On this album, of which Zuluboy is executive producer, he produces the big beat bangers that are a nod to the boom bap sound and even uses the talents of Martin Rocka for a more alternative sound. “I think Linkin Park set the trend,” he tells me when the band breaks for lunch. “They were the band who helped build Jay-Z’s career.” While we may not agree about Chester and ‘em making the Jiggaman into a star, we can agree that Zuluboy’s mash-ups of rock and rap are easy on the ear.

“I’ve always been musical,” he says of this departure. “I check out Maxi Jazz, Charlie Mingus and those ensembles at Pretoria Tech. I don’t have a boundary for music. All this labelling of music fights against the true definition of what it’s supposed to do. It’s supposed to be free.”

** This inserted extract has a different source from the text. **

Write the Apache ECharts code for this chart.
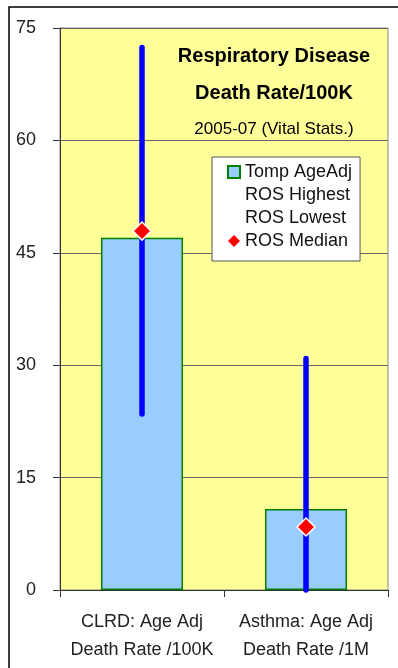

The pursuit and denial of freedom is a huge theme in Crisis Management and as usual, social consciousness permeates in Zuluboy’s second single, Marikana. The title is obviously derived from the nation’s recent mining tragedy and he launched it to the masses at the inaugural South African Hip Hop Awards.

“Firstly, the beat is uncompromisingly headbanger hip-hop,” he shares, “and I think in hip-hop, there’s no leadership. Hip hop mustn’t be a tool to show off how much you have.”

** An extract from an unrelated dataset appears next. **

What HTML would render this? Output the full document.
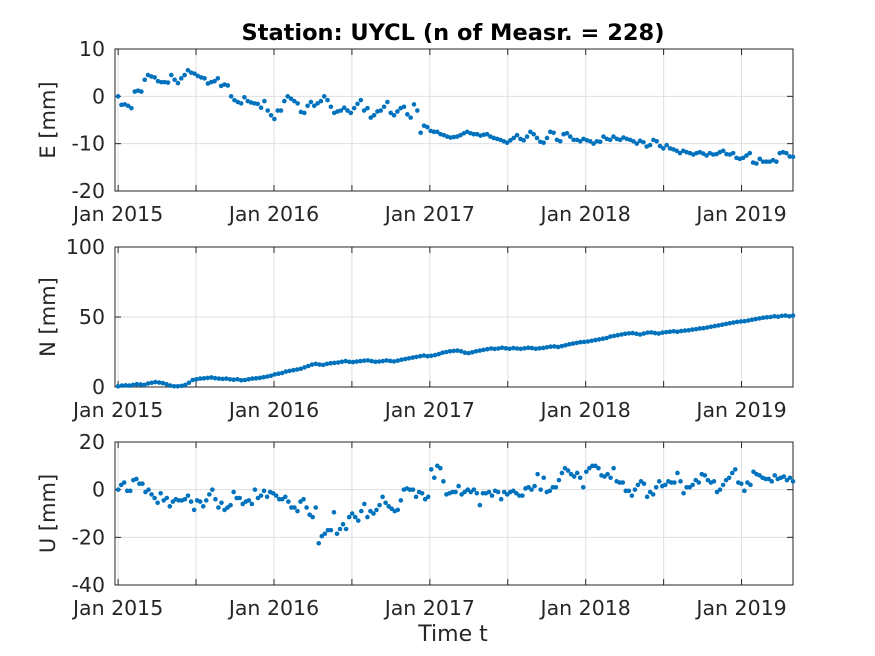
<!DOCTYPE html>
<html><head><meta charset="utf-8"><style>
html,body{margin:0;padding:0;background:#fff}
svg{display:block;font-family:"DejaVu Sans","Liberation Sans",sans-serif}
</style></head><body>
<svg id="chart" width="875" height="656" viewBox="0 0 875 656" xmlns="http://www.w3.org/2000/svg">
<rect width="875" height="656" fill="#fff"/>
<text x="453" y="40" text-anchor="middle" font-size="22.5" font-weight="bold" fill="#000">Station: UYCL (n of Measr. = 228)</text>
<text x="453" y="641" text-anchor="middle" font-size="22" fill="#262626">Time t</text>
<g id="plots"></g>
</svg>
<script>
const xTickYears = [2015, 2016, 2017, 2018, 2019];
const xTickLabels = ["Jan 2015", "Jan 2016", "Jan 2017", "Jan 2018", "Jan 2019"];
const tStart = 2015.0, tEnd = 2019.33;
const eTicks = [10, 0, -10, -20];
const nTicks = [100, 50, 0];
const uTicks = [20, 0, -20, -40];
const eValues = [0,-1.8,-1.7,-2,-2.5,1,1.2,1,3.5,4.5,4.2,4,3.2,3,3,2.9,4.5,3.5,2.8,3.8,4.5,5.5,5,4.8,4.3,4,3.8,2.7,3.0,3.2,3.8,2.2,2.5,2.3,
0,-0.8,-1.2,-1.5,-0.2,-1,-1.3,-1.5,-1.6,-2.4,-1,-3,-4,-4.8,-3,-3,
-1,0,-0.5,-1,-1.5,-3.3,-3.5,-2,-1.2,-2,-1.5,-1,0,-0.8,-2.2,-3.5,-3.2,-3,-2.4,-3,-3.5,-2.5,-1.6,-0.8,-3,-2.5,-4.5,-4,-3.2,-3,-2.2,-1.2,-3.5,-4,-3.2,-2.5,-2.2,-3.8,-4.5,-1.7,-3,
-7.7,-6.2,-6.5,-7.3,-7.5,-7.5,-8,-8.2,-8.5,-8.7,-8.6,-8.5,-8.2,-7.8,-7.5,-7.8,-8,-8,-8.3,-8.1,-8,-8.5,-8.8,-9,-9.2,-9.5,-9.8,-9.3,-8.8,-8.2,-9,-9.3,-8.5,-7.5,-8,-8.8,-9.6,-9.8,-8.8,-7.5,-7.7,-9.2,-9.5,-8,-7.8,-8.5,-9.2,-9.2,-9.5,-9,-9.3,-9.5,-10,-9.5,-9.6,-8.5,-9,-9.2,-8.5,-9,-9.2,
-8.7,-9,-9.2,-9.5,-10,-9.4,-9.7,-10.6,-10.3,-9.2,-9.5,-10.5,-11,-10.3,-11,-11.2,-11.5,-12,-11.5,-11.8,-12,-12.3,-12,-11.8,-12.1,-12.5,-12,-12.3,-12.2,-11.8,-11.5,-12.2,-12.3,-12,-13,-13.2,-13,-12.5,-12,-14,-14.2,-13.2,-13.8,-13.8,-13.8,-13.5,-13.8,-12,-11.8,-12,-12.7,-12.8];
const nValues = [0.5,1,1.2,1,1.5,2,1.8,1.5,2.5,3,3.5,3.2,2.8,2,1,0.5,0.5,0.8,1.5,3,5,5.5,6,6.2,6.5,6.8,6.3,6,5.8,6,5.5,5.2,5.5,4.8,5,5.5,6,6.2,6.5,7,7.5,8,9,9.5,10,11,11.5,12,12.5,13,14,15,16,16.5,16,15.8,16.5,17,17.2,17.5,18,18.5,18,17.8,18.2,18.5,18.8,19,18.5,18,18.2,18.5,19,18.6,18.3,18.8,19.5,20,20.5,21,21.5,22,22.5,22,22.3,22.8,23.5,24.5,25,25.5,25.8,26,25.5,24.5,24.2,24.8,25.5,26,26.5,27,27.5,27.2,27.5,28,27.6,27.3,27.8,27.5,27.2,27.6,28,27.8,27.3,27.6,27.9,28.4,28.8,29,28.6,29.2,29.8,30.5,31,31.5,32,32.2,32.5,33,33.5,34,34.5,35,36,36.5,37,37.5,38,38.3,38.5,38,37.5,38.2,38.8,39,38.5,38.2,38.8,39.2,39.5,39.8,39.5,40,40.3,40.5,41,41.3,41.8,42,42.5,43,43.5,44,44.5,45,45.5,46,46.5,46.8,47,47.5,48,48.5,49,49.5,49.8,50,50.5,50.2,50.8,51,50.5,51];
const uValues = [0,2,3,-0.5,-0.5,4,4.5,2.5,2.5,-1,0,-2,-3.5,-5.5,-1.5,-4.5,-3.5,-7,-5,-4,-4.5,-4.5,-4,-2.5,-5,-8.5,-4.5,-5,-7,-4.5,-2,0,-4,-7.5,-5.5,-8.5,-7.5,-6.5,-1,-3.5,-3.5,-6,-5,-4.5,-6,0,-3.5,-2.5,-0.5,-3,-1,-1.5,-2.5,-4,-4,-3,-5,-7.5,-7.5,-9,-5,-4,-7.5,-10.5,-11.5,-7.5,-22.5,-19.5,-18.5,-17,-17,-9.5,-18.5,-16.5,-14.5,-16.5,-11.5,-10,-11.5,-13,-9,-6,-11.5,-9,-10,-8.5,-6.5,-3,-5.5,-7,-8,-9,-8.5,-4.5,0,0.5,0,0,-3,-1,-1.5,-4,-3,8.5,5,10,9,3.5,-2,-1.5,-1,-1,1.5,-2,-1,0,-1,0,-1.5,-6.5,-1.5,-1.5,-1,-2.5,-0.5,-1,-4,-1,-2,-1,-0.5,-1.5,-2.5,-2.5,0.5,1,0,1.5,6.5,0,5,-1,-0.5,1,1,4,7,9,8,6.5,5.5,7,5,1,7.5,9,10,10,9,6,5.5,6.5,5,9,3.5,3,3,-0.5,-0.5,-2.5,0,2,3.5,2.5,-3,-1,-2,1,3.5,1.5,2,3.5,3,3,7,3.5,-1.5,1,1,2,4,3,6.5,6,4,3,3.5,-1,0,2,4,5,7,8.5,3,2.5,-0.5,3,2,7.5,6.5,6,5,4.5,4.5,3.5,6,4.5,5,5.5,4,5,3.5];

const NS = "http://www.w3.org/2000/svg";
const g = document.getElementById('plots');
const X0 = 115, X1 = 793, T0 = 2014.98, T1 = 2019.33;
function xScale(t){ return X0 + (t - T0) / (T1 - T0) * (X1 - X0); }
function mk(tag, attrs){ const e = document.createElementNS(NS, tag); for (const k in attrs) e.setAttribute(k, attrs[k]); return e; }

const panels = [
  {key:'e', label:'E [mm]', top:49, bot:191, max:10, min:-20, ticks:eTicks, vals:eValues},
  {key:'n', label:'N [mm]', top:247, bot:387, max:100, min:0, ticks:nTicks, vals:nValues},
  {key:'u', label:'U [mm]', top:442, bot:585, max:20, min:-40, ticks:uTicks, vals:uValues}
];
panels.forEach(p => {
  const yScale = v => p.bot - (v - p.min) / (p.max - p.min) * (p.bot - p.top);
  const pg = mk('g', {});
  
  
  g.appendChild(pg);
  for (let y = 2015; y <= 2019.3; y += 0.5) {
    const x = xScale(y);
    const l = mk('line', {x1:x, x2:x, y1:p.top, y2:p.bot, stroke:'#dfdfdf', 'stroke-width':1});
    
    
    pg.appendChild(l);
    const tk1 = mk('line', {x1:x, x2:x, y1:p.bot, y2:p.bot-6, stroke:'#262626'});
    
    
    pg.appendChild(tk1);
    const tk2 = mk('line', {x1:x, x2:x, y1:p.top, y2:p.top+6, stroke:'#262626'});
    
    
    pg.appendChild(tk2);
  }
  p.ticks.forEach(v => {
    const y = yScale(v);
    const l = mk('line', {x1:X0, x2:X1, y1:y, y2:y, stroke:'#dfdfdf', 'stroke-width':1});
    
    
    pg.appendChild(l);
    const t1 = mk('line', {x1:X0, x2:X0+6, y1:y, y2:y, stroke:'#262626'});
    
    
    pg.appendChild(t1);
    const t2 = mk('line', {x1:X1, x2:X1-6, y1:y, y2:y, stroke:'#262626'});
    
    
    pg.appendChild(t2);
    const tx = mk('text', {x:X0-10, y:y+7, 'text-anchor':'end', 'font-size':20.5, fill:'#262626'});
    
    
    tx.textContent = v;
    pg.appendChild(tx);
  });
  xTickYears.forEach((yr, i) => {
    const tx = mk('text', {x:xScale(yr), y:p.bot+30, 'text-anchor':'middle', 'font-size':20.5, fill:'#262626'});
    
    
    tx.textContent = xTickLabels[i];
    pg.appendChild(tx);
  });
  const box = mk('rect', {x:X0, y:p.top, width:X1-X0, height:p.bot-p.top, fill:'none', stroke:'#262626', 'stroke-width':1});
  
  
  pg.appendChild(box);
  const cy = (p.top + p.bot) / 2;
  const yl = mk('text', {x:0, y:0, transform:`translate(55,${cy}) rotate(-90)`, 'text-anchor':'middle', 'font-size':21, fill:'#262626'});
  
  
  yl.textContent = p.label;
  pg.appendChild(yl);
  const n = p.vals.length;
  p.vals.forEach((v, i) => {
    const t = tStart + (tEnd - tStart) * i / (n - 1);
    const c = mk('circle', {cx:xScale(t), cy:yScale(v), r:2.3, fill:'#0072BD'});
    
    
    pg.appendChild(c);
  });
});
</script>
</body></html>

Instead, Zuluboy reckons it should be a tool to change perceptions and the world. One way he is practising what he preaches is by working with Deaf SA. In addition to featuring an interpreter at his live performances, Zuluboy shows me a video on his phone of a deaf girl rapping using sign language.

He isn’t yet all that fluent in sign language but it’s clear that he’s actively involved in the cause.

“Great artists take on charities,” he says. “I choose to work with deaf people. If a [deaf] child is raped, who is there to hear their complaint? They are people of actions and they feel the music so you can tell by their bodies swaying what the tempo of the rhyme is.” Rapping in English way more than he used to, Zuluboy – who was discovered by Sipho Sithole of Native Rhythms – explains that Crisis Management is one of three albums in a new deal that he signed with the Gallo record label. Saying Crisis Management begins with “self realisation as people need to know who they are” it becomes clear that whether he rocks out or kicks rhymes this new Zuluboy wants to be heard.

 

• Crisis Management is now in stores.